Kyiv's drone campaign against Russian fuel assets pursues overlapping goals: cutting the logistical fuel supply for Russian ground forces, reducing Russian export revenues that fund the war, and creating costs for Russian civilians and industry far from combat zones by making the war's disruptive effects felt at home.

The SBU's immediate, detailed confirmation — specifying tank count and loading rack types — aligns with Kyiv's information strategy on deep-strike operations: releasing sufficient technical detail to establish credibility and signal intent without waiting for Moscow's response. Russia has not issued a public statement on the June 13 strike as of now.

The pattern of repeated strikes on the same facility is worth attention. Each new attack on Tamanneftegaz either encounters infrastructure that was repaired between strikes — showing Moscow priorities the site for rapid restoration — or finds that prior damage was never fully fixed. Either scenario provides Ukrainian planners with information about Moscow's repair capacity and focus. The geographic clustering of strikes across the Taman–Novoressiysk corridor suggests a deliberate campaign to suppress Black Sea export capacity as a distinct operational priority, separate from front-line combat.

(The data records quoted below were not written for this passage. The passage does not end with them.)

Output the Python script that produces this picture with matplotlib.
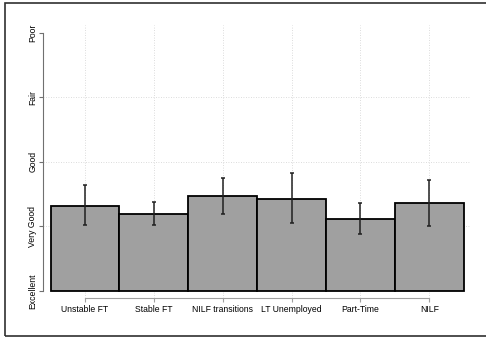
import matplotlib
matplotlib.use("Agg")
import matplotlib.pyplot as plt
from matplotlib.patches import Rectangle

plt.rcParams['font.family'] = ['Liberation Sans', 'DejaVu Sans']

categories = ["Unstable FT", "Stable FT", "NILF transitions", "LT Unemployed", "Part-Time", "NILF"]
means = [2.32, 2.19, 2.47, 2.42, 2.11, 2.36]
upper = [2.64, 2.38, 2.75, 2.82, 2.36, 2.72]
lower = [2.02, 2.02, 2.19, 2.05, 1.88, 2.00]
y_levels = [1, 2, 3, 4, 5]
y_labels = ["Excellent", "Very Good", "Good", "Fair", "Poor"]
baseline = 1

fig = plt.figure(figsize=(4.86, 3.37), dpi=100)
ax = fig.add_axes([0.0891, 0.1166, 0.878, 0.8092])

x = list(range(1, len(categories) + 1))
heights = [m - baseline for m in means]

# grid
for yv in [2, 3, 4]:
    ax.axhline(yv, color='#d0d0d0', lw=0.6, ls=(0, (1, 2)), zorder=0)
for xv in x:
    ax.axvline(xv, color='#d0d0d0', lw=0.6, ls=(0, (1, 2)), zorder=0)

ax.bar(x, heights, bottom=baseline, width=1.0, color='#a0a0a0',
       edgecolor='black', linewidth=1.3, zorder=2)
err_lo = [m - l for m, l in zip(means, lower)]
err_hi = [u - m for m, u in zip(means, upper)]
ax.errorbar(x, means, yerr=[err_lo, err_hi], fmt='none', ecolor='#202020',
            elinewidth=1.1, capsize=1.6, capthick=1.1, zorder=3)

ax.set_xlim(0.395, 6.59)
ax.set_ylim(0.896, 5.12)

ax.spines['top'].set_visible(False)
ax.spines['right'].set_visible(False)
ax.spines['left'].set_bounds(1, 5)
ax.spines['bottom'].set_bounds(1, 6)
ax.spines['left'].set_color('#707070')
ax.spines['bottom'].set_color('#a0a0a0')
ax.spines['left'].set_linewidth(0.8)
ax.spines['bottom'].set_linewidth(0.8)

ax.set_xticks(x)
ax.set_xticklabels(categories, fontsize=6.2)
ax.set_yticks(y_levels)
ax.set_yticklabels(y_labels, fontsize=6.2, rotation=90, va='center')
ax.tick_params(axis='x', length=3, width=0.8, color='#a0a0a0', pad=2.5)
ax.tick_params(axis='y', length=3, width=0.8, color='#707070', pad=1.2)

# outer frame
fig.patches.append(Rectangle((5/486, 1/337), 1.05, (337-4)/337,
                             transform=fig.transFigure, fill=False,
                             edgecolor='#303030', lw=1.2))

fig.savefig("out.png", dpi=100)
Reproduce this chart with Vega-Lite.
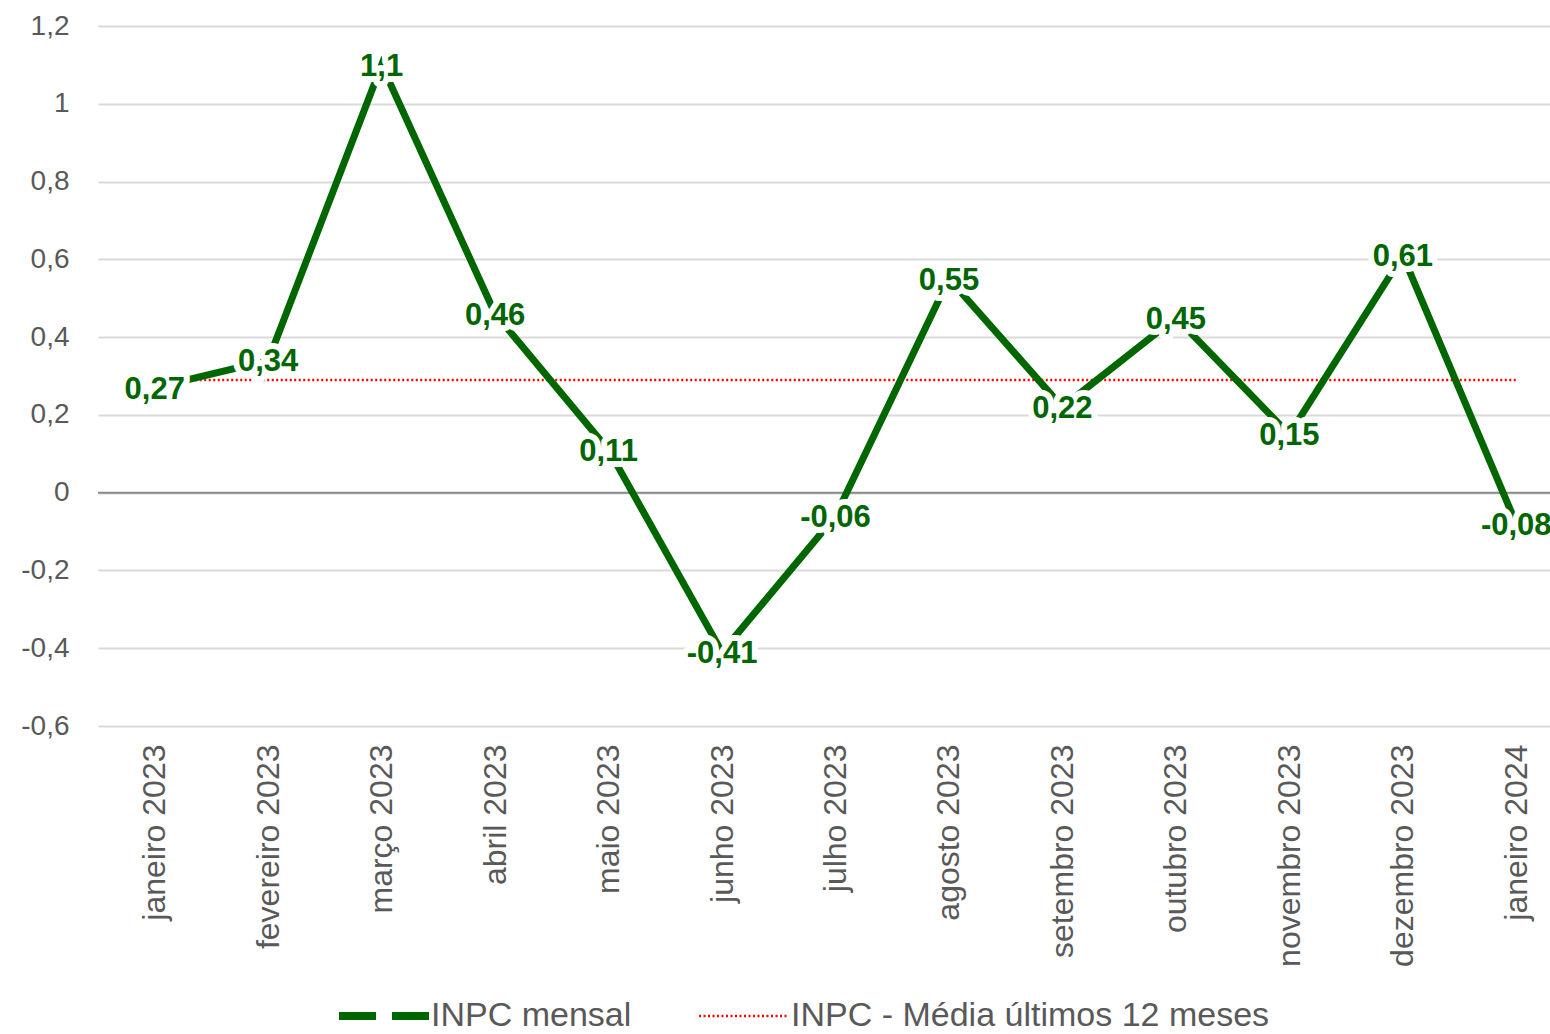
{
  "$schema": "https://vega.github.io/schema/vega-lite/v6.json",
  "width": 1475,
  "height": 700,
  "autosize": {"type": "none"},
  "padding": {"left": 98, "top": 26, "right": 0, "bottom": 308},
  "background": "white",
  "config": {
    "view": {"stroke": null},
    "font": "Liberation Sans",
    "locale": {"number": {"decimal": ",", "thousands": ".", "grouping": [3], "currency": ["R$", ""], "minus": "-"}}
  },
  "data": {
    "values": [
      {"mes": "janeiro 2023", "serie": "INPC mensal", "valor": 0.27},
      {"mes": "fevereiro 2023", "serie": "INPC mensal", "valor": 0.34},
      {"mes": "março 2023", "serie": "INPC mensal", "valor": 1.1},
      {"mes": "abril 2023", "serie": "INPC mensal", "valor": 0.46},
      {"mes": "maio 2023", "serie": "INPC mensal", "valor": 0.11},
      {"mes": "junho 2023", "serie": "INPC mensal", "valor": -0.41},
      {"mes": "julho 2023", "serie": "INPC mensal", "valor": -0.06},
      {"mes": "agosto 2023", "serie": "INPC mensal", "valor": 0.55},
      {"mes": "setembro 2023", "serie": "INPC mensal", "valor": 0.22},
      {"mes": "outubro 2023", "serie": "INPC mensal", "valor": 0.45},
      {"mes": "novembro 2023", "serie": "INPC mensal", "valor": 0.15},
      {"mes": "dezembro 2023", "serie": "INPC mensal", "valor": 0.61},
      {"mes": "janeiro 2024", "serie": "INPC mensal", "valor": -0.08},
      {"mes": "janeiro 2023", "serie": "INPC - Média últimos 12 meses", "valor": 0.29},
      {"mes": "fevereiro 2023", "serie": "INPC - Média últimos 12 meses", "valor": 0.29},
      {"mes": "março 2023", "serie": "INPC - Média últimos 12 meses", "valor": 0.29},
      {"mes": "abril 2023", "serie": "INPC - Média últimos 12 meses", "valor": 0.29},
      {"mes": "maio 2023", "serie": "INPC - Média últimos 12 meses", "valor": 0.29},
      {"mes": "junho 2023", "serie": "INPC - Média últimos 12 meses", "valor": 0.29},
      {"mes": "julho 2023", "serie": "INPC - Média últimos 12 meses", "valor": 0.29},
      {"mes": "agosto 2023", "serie": "INPC - Média últimos 12 meses", "valor": 0.29},
      {"mes": "setembro 2023", "serie": "INPC - Média últimos 12 meses", "valor": 0.29},
      {"mes": "outubro 2023", "serie": "INPC - Média últimos 12 meses", "valor": 0.29},
      {"mes": "novembro 2023", "serie": "INPC - Média últimos 12 meses", "valor": 0.29},
      {"mes": "dezembro 2023", "serie": "INPC - Média últimos 12 meses", "valor": 0.29},
      {"mes": "janeiro 2024", "serie": "INPC - Média últimos 12 meses", "valor": 0.29}
    ]
  },
  "layer": [
    {
      "mark": {"type": "line", "interpolate": "linear"},
      "transform": [{"filter": "datum.serie == 'INPC - Média últimos 12 meses'"}],
      "encoding": {
        "x": {
          "field": "mes", "type": "ordinal", "sort": null,
          "scale": {"type": "point", "padding": 0.5},
          "axis": {
            "title": null, "labelAngle": -90, "labelFontSize": 32, "labelColor": "#595959",
            "labelPadding": 18, "ticks": false, "domain": false, "grid": false, "labelLimit": 400
          }
        },
        "y": {
          "field": "valor", "type": "quantitative",
          "scale": {"domain": [-0.6, 1.2], "nice": false, "zero": false},
          "axis": {
            "title": null, "values": [-0.6, -0.4, -0.2, 0, 0.2, 0.4, 0.6, 0.8, 1, 1.2],
            "format": ".1~f", "labelFontSize": 28, "labelColor": "#595959", "labelPadding": 29,
            "ticks": false, "domain": false, "grid": true, "gridColor": "#d9d9d9", "gridWidth": 2
          }
        },
        "color": {
          "field": "serie", "type": "nominal",
          "scale": {"domain": ["INPC mensal", "INPC - Média últimos 12 meses"], "range": ["#006600", "#ff0000"]},
          "legend": {
            "title": null, "orient": "none", "legendX": 269, "legendY": 973, "direction": "horizontal", "symbolType": "stroke",
            "symbolSize": 8100, "labelFontSize": 34, "labelColor": "#595959", "labelOffset": 30,
            "columnPadding": 62, "labelLimit": 600,
            "encode": {
              "symbols": {
                "update": {
                  "strokeDash": {"signal": "datum.value == 'INPC mensal' ? [37, 16] : [2, 2.5]"},
                  "strokeWidth": {"signal": "datum.value == 'INPC mensal' ? 8 : 2.5"}
                }
              }
            }
          }
        },
        "strokeDash": {"value": [2, 2.5]},
        "strokeWidth": {"value": 2.5}
      }
    },
    {
      "data": {"values": [{"zero": 0}]},
      "mark": {"type": "rule", "color": "#8a8a8a", "strokeWidth": 2},
      "encoding": {"y": {"field": "zero", "type": "quantitative"}}
    },
    {
      "mark": {"type": "line", "strokeWidth": 7, "strokeCap": "butt", "strokeJoin": "miter"},
      "transform": [{"filter": "datum.serie == 'INPC mensal'"}],
      "encoding": {
        "x": {"field": "mes", "type": "ordinal", "sort": null},
        "y": {"field": "valor", "type": "quantitative"},
        "color": {"field": "serie", "type": "nominal"}
      }
    },
    {
      "mark": {"type": "text", "fontSize": 31, "fontWeight": "bold", "baseline": "middle", "align": "center", "dy": 2, "color": "white", "stroke": "white", "strokeWidth": 12, "strokeJoin": "round"},
      "transform": [{"filter": "datum.serie == 'INPC mensal'"}],
      "encoding": {
        "x": {"field": "mes", "type": "ordinal", "sort": null},
        "y": {"field": "valor", "type": "quantitative"},
        "text": {"field": "valor", "type": "quantitative", "format": ".2~f"}
      }
    },
    {
      "mark": {"type": "text", "fontSize": 31, "fontWeight": "bold", "baseline": "middle", "align": "center", "dy": 2, "color": "#006600"},
      "transform": [{"filter": "datum.serie == 'INPC mensal'"}],
      "encoding": {
        "x": {"field": "mes", "type": "ordinal", "sort": null},
        "y": {"field": "valor", "type": "quantitative"},
        "text": {"field": "valor", "type": "quantitative", "format": ".2~f"}
      }
    }
  ]
}
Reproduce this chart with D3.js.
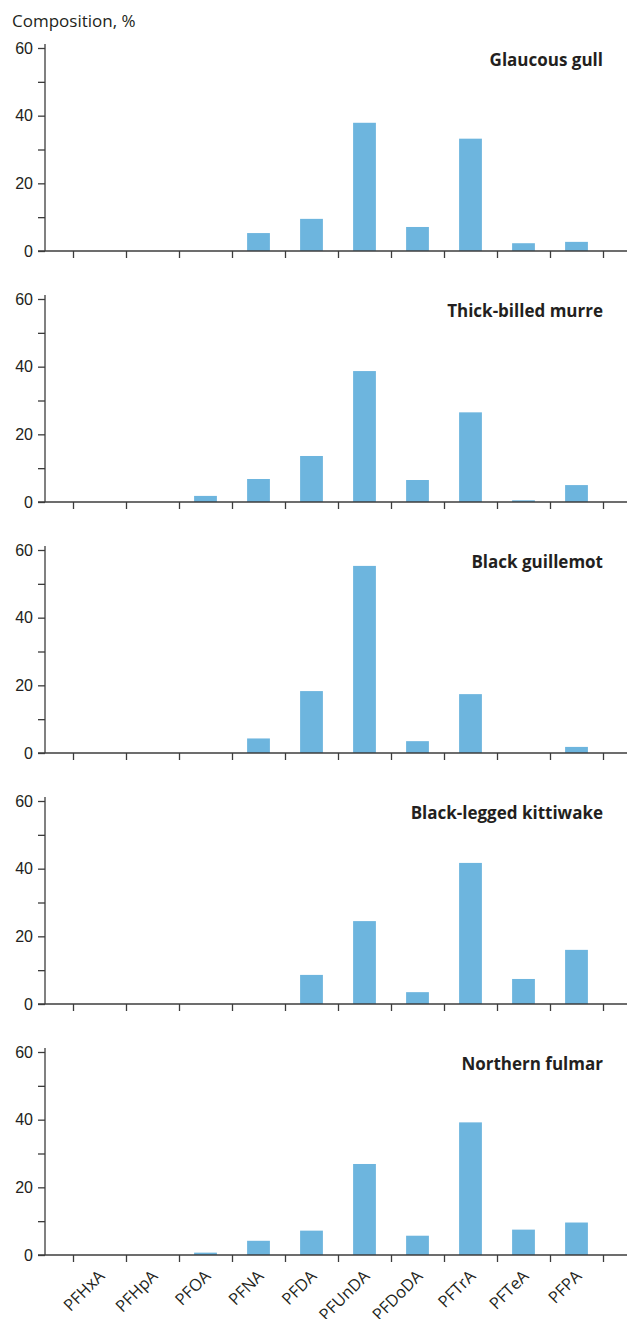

Whether the June 13 strike will meaningfully reduce Russian export volumes or fuel throughput remains to be assessed in the coming days. Terminal operators can reroute product to other functioning infrastructure within the same port or shift shipments to Novorossiysk and other Black Sea facilities, though each workaround incurs cost and delay. The loading rack damage is the critical variable: if those racks handle specialised fuel streams like aviation fuel or military-grade diesel, the downstream effects become more significant.